The competition is open for kids 14 to 19 years old and will include 500 poets from across four countries worldwide.

“You’re being judged on your performance, your writing and just the overall feel of the poem,” Silverstein said. “Anything can go. I think what goes is what’s authentic. The more authentic the poem is the higher score. Poetry, in general, has to be very honest and very real – and very personal.”

“This is a (poetry) slam so it’s going to be a very energy, intense, almost aggressive competition,” he said. “All these kids from all over the country are going to be there to share the word – and the power of the word.

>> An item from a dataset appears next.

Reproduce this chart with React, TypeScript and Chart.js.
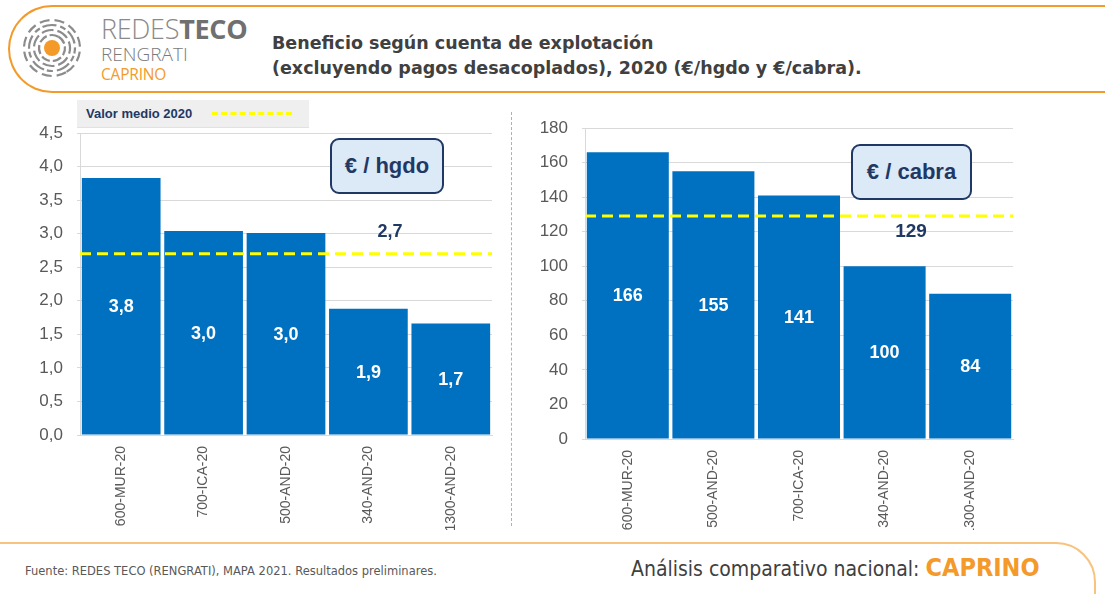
import React, { useEffect, useRef } from "react";
import { Chart, registerables } from "chart.js";

Chart.register(...registerables);

// ---------- DATA ----------
const categoriesLeft = ["600-MUR-20", "700-ICA-20", "500-AND-20", "340-AND-20", "1300-AND-20"];
const valuesLeft = [3.83, 3.04, 3.01, 1.88, 1.66];
const meanLeft = 2.7;
const yMaxLeft = 4.5;
const yStepLeft = 0.5;

const categoriesRight = ["600-MUR-20", "500-AND-20", "700-ICA-20", "340-AND-20", "1300-AND-20"];
const valuesRight = [166, 155, 141, 100, 84];
const meanRight = 129;
const yMaxRight = 180;
const yStepRight = 20;

const BLUE = "#0070C0";
const NAVY = "#1F3864";
const ORANGE = "#F39A2B";
const ARIAL = "'Liberation Sans', Arial, sans-serif";

type Cfg = {
  labels: string[];
  values: number[];
  mean: number;
  yMax: number;
  step: number;
  decimals: number;
  yWidth: number;
  xHeight: number;
  padTop: number;
  padRight: number;
  tickPad: number;
  xPad: number;
  barPct: number;
};

const fmt = (v: number, d: number) => v.toFixed(d).replace(".", ",");

function BarChart({ cfg, style }: { cfg: Cfg; style: React.CSSProperties }) {
  const ref = useRef<HTMLCanvasElement | null>(null);
  useEffect(() => {
    if (!ref.current) return;
    const overlay = {
      id: "overlay",
      afterDatasetsDraw(chart: any) {
        const ctx = chart.ctx;
        const area = chart.chartArea;
        const y = chart.scales.y.getPixelForValue(cfg.mean);
        ctx.save();
        ctx.strokeStyle = "#FFFF00";
        ctx.lineWidth = 3;
        ctx.setLineDash([11, 6]);
        ctx.beginPath();
        ctx.moveTo(area.left, y);
        ctx.lineTo(area.right, y);
        ctx.stroke();
        ctx.setLineDash([]);
        const meta = chart.getDatasetMeta(0);
        ctx.fillStyle = "#FFFFFF";
        ctx.font = `bold 18px ${ARIAL}`;
        ctx.textAlign = "center";
        ctx.textBaseline = "middle";
        meta.data.forEach((bar: any, i: number) => {
          const cy = (bar.y + bar.base) / 2;
          ctx.fillText(fmt(cfg.values[i], cfg.decimals), bar.x, cy + 1);
        });
        ctx.restore();
      },
    };
    const chart = new Chart(ref.current, {
      type: "bar",
      data: {
        labels: cfg.labels,
        datasets: [
          {
            data: cfg.values,
            backgroundColor: BLUE,
            barPercentage: cfg.barPct,
            categoryPercentage: 1,
          },
        ],
      },
      options: {
        animation: false,
        responsive: false,
        maintainAspectRatio: false,
        layout: { padding: { top: cfg.padTop, right: cfg.padRight, left: 0, bottom: 0 } },
        plugins: { legend: { display: false }, tooltip: { enabled: false } },
        scales: {
          x: {
            grid: { display: false },
            border: { display: true, color: "#d9d9d9" },
            ticks: {
              color: "#595959",
              font: { family: ARIAL, size: 14 },
              minRotation: 90,
              maxRotation: 90,
              padding: cfg.xPad,
              autoSkip: false,
            },
            afterFit: (s: any) => {
              s.height = cfg.xHeight;
            },
          },
          y: {
            min: 0,
            max: cfg.yMax,
            grid: { color: "#d9d9d9", tickLength: 3, lineWidth: 1 },
            border: { display: true, color: "#d9d9d9" },
            ticks: {
              stepSize: cfg.step,
              color: "#595959",
              font: { family: ARIAL, size: 17 },
              padding: cfg.tickPad,
              callback: (v: any) => fmt(Number(v), cfg.decimals),
            },
            afterFit: (s: any) => {
              s.width = cfg.yWidth;
            },
          },
        },
      },
      plugins: [overlay],
    });
    return () => chart.destroy();
  }, []);
  const w = style.width as number;
  const h = style.height as number;
  return <canvas ref={ref} width={w} height={h} style={{ position: "absolute", ...style }} />;
}

function Logo() {
  const rings = [
    { r: 13, dash: "9 3" },
    { r: 18, dash: "12 4" },
    { r: 23, dash: "6 3 14 4" },
    { r: 28, dash: "10 5" },
  ];
  return (
    <svg width={70} height={70} style={{ position: "absolute", left: 17, top: 13 }}>
      {rings.map((g, i) => (
        <circle
          key={i}
          cx={35}
          cy={35}
          r={g.r}
          fill="none"
          stroke="#8c8c8c"
          strokeWidth={2.2}
          strokeDasharray={g.dash}
          transform={`rotate(${i * 40 - 60} 35 35)`}
        />
      ))}
      <circle cx={35} cy={35} r={8} fill={ORANGE} />
    </svg>
  );
}

export default function App() {
  const leftCfg: Cfg = {
    labels: categoriesLeft,
    values: valuesLeft,
    mean: meanLeft,
    yMax: yMaxLeft,
    step: yStepLeft,
    decimals: 1,
    yWidth: 80,
    xHeight: 95,
    padTop: 33,
    padRight: 13,
    tickPad: 14,
    xPad: 3,
    barPct: 0.955,
  };
  const rightCfg: Cfg = {
    labels: categoriesRight,
    values: valuesRight,
    mean: meanRight,
    yMax: yMaxRight,
    step: yStepRight,
    decimals: 0,
    yWidth: 70,
    xHeight: 91,
    padTop: 28,
    padRight: 17,
    tickPad: 14,
    xPad: 3,
    barPct: 0.958,
  };
  return (
    <div
      style={{
        position: "absolute",
        left: 0,
        top: 0,
        width: 1112,
        height: 594,
        background: "#ffffff",
        overflow: "hidden",
        fontFamily: ARIAL,
      }}
    >
      {/* header frame */}
      <div
        style={{
          position: "absolute",
          left: 8,
          top: 5,
          width: 1095,
          height: 84,
          border: `2px solid ${ORANGE}`,
          borderRight: "none",
          borderRadius: "44px 0 0 44px",
        }}
      />
      <Logo />
      <div style={{ position: "absolute", left: 101, top: 13, fontFamily: "'Open Sans', sans-serif", fontSize: 27, lineHeight: "32px", color: "#8a8a8a", letterSpacing: -0.3, whiteSpace: "nowrap" }}>
        <span style={{ fontWeight: 300 }}>REDES</span>
        <span style={{ fontWeight: 700, color: "#707070" }}>TECO</span>
      </div>
      <div style={{ position: "absolute", left: 101, top: 43, fontFamily: "'Open Sans', sans-serif", fontSize: 19, lineHeight: "22px", color: "#7a7a7a", fontWeight: 300, whiteSpace: "nowrap" }}>
        RENGRATI
      </div>
      <div style={{ position: "absolute", left: 101, top: 65, fontFamily: "'Open Sans', sans-serif", fontSize: 15.5, lineHeight: "18px", color: ORANGE, letterSpacing: -0.2 }}>
        CAPRINO
      </div>
      <div style={{ position: "absolute", left: 272, top: 31, fontFamily: "'DejaVu Sans', sans-serif", fontWeight: 700, fontSize: 17.5, lineHeight: "25px", color: "#404040", whiteSpace: "nowrap" }}>
        Beneficio según cuenta de explotación
        <br />
        (excluyendo pagos desacoplados), 2020 (€/hgdo y €/cabra).
      </div>

      {/* divider */}
      <div style={{ position: "absolute", left: 511, top: 112, width: 0, height: 414, borderLeft: "1px dashed #b0b0b0" }} />

      <BarChart cfg={leftCfg} style={{ left: 0, top: 100, width: 505, height: 430 }} />
      <BarChart cfg={rightCfg} style={{ left: 515, top: 100, width: 515, height: 430 }} />

      {/* legend */}
      <div style={{ position: "absolute", left: 77, top: 100, width: 232, height: 27, background: "#efefef", borderBottom: "1px solid #e2e2e2" }}>
        <span style={{ position: "absolute", left: 9, top: 6, fontSize: 13, fontWeight: 700, color: NAVY }}>Valor medio 2020</span>
        <div style={{ position: "absolute", left: 135, top: 12, width: 80, height: 0, borderTop: "3px dashed #FFFF00" }} />
      </div>

      {/* unit boxes */}
      <div style={{ position: "absolute", left: 330, top: 138, width: 110, height: 52, background: "#DCE9F7", border: `2px solid ${NAVY}`, borderRadius: 9, color: NAVY, fontWeight: 700, fontSize: 22, lineHeight: "52px", textAlign: "center" }}>
        € / hgdo
      </div>
      <div style={{ position: "absolute", left: 851, top: 144, width: 117, height: 52, background: "#DCE9F7", border: `2px solid ${NAVY}`, borderRadius: 9, color: NAVY, fontWeight: 700, fontSize: 22, lineHeight: "52px", textAlign: "center" }}>
        € / cabra
      </div>

      {/* mean labels */}
      <div style={{ position: "absolute", left: 360, top: 221, width: 60, textAlign: "center", color: NAVY, fontWeight: 700, fontSize: 18 }}>
        {fmt(meanLeft, 1)}
      </div>
      <div style={{ position: "absolute", left: 881, top: 220, width: 60, textAlign: "center", color: NAVY, fontWeight: 700, fontSize: 19 }}>
        {fmt(meanRight, 0)}
      </div>

      {/* footer */}
      <div
        style={{
          position: "absolute",
          left: -40,
          top: 542,
          width: 1132,
          height: 110,
          border: "2px solid #F8C27F",
          borderRadius: "0 40px 0 0",
        }}
      />
      <div style={{ position: "absolute", left: 25, top: 564, fontFamily: "'DejaVu Sans', sans-serif", fontSize: 11.5, lineHeight: "14px", color: "#595959", whiteSpace: "nowrap" }}>
        Fuente: REDES TECO (RENGRATI), MAPA 2021. Resultados preliminares.
      </div>
      <div style={{ position: "absolute", left: 631, top: 553, fontFamily: "'DejaVu Sans Condensed', sans-serif", fontSize: 21, lineHeight: "30px", color: "#404040", whiteSpace: "nowrap" }}>
        Análisis comparativo nacional: <span style={{ color: ORANGE, fontWeight: 700, fontSize: 25 }}>CAPRINO</span>
      </div>
    </div>
  );
}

That’s a beautiful and amazing thing, and the kids know that.”

And for 16-year-old CeCe Cuza Howard, who is also a member of Peace4Kids five-member poetry team, poetry and the spoken word has helped her get through a phase of loneliness.

“I was pretty much the only person I could talk to,” Howard said. “Talking to myself got kind of old, so I decided to try to write it (my thoughts) down for other people to hear it eventually.”

Other agencies expected to attend include the Los Angeles-based Kaos Project Blowed Youth Poetry and I E Poetry, which is based in Fontana, said Katie Andriulli, an event spokesperson.

The finals, which are free to the public, take place July19 in Washington D.C.’s Lincoln Theater where HBO will be filming a live documentary on Brave New Voices.

“This year’s festival, taking place just three months before the presidential election, will give poets the opportunity to directly address the youth perspective on local and national issues, using spoken word as a tool for civic engagement, arts education and literacy development,” Andriulli said.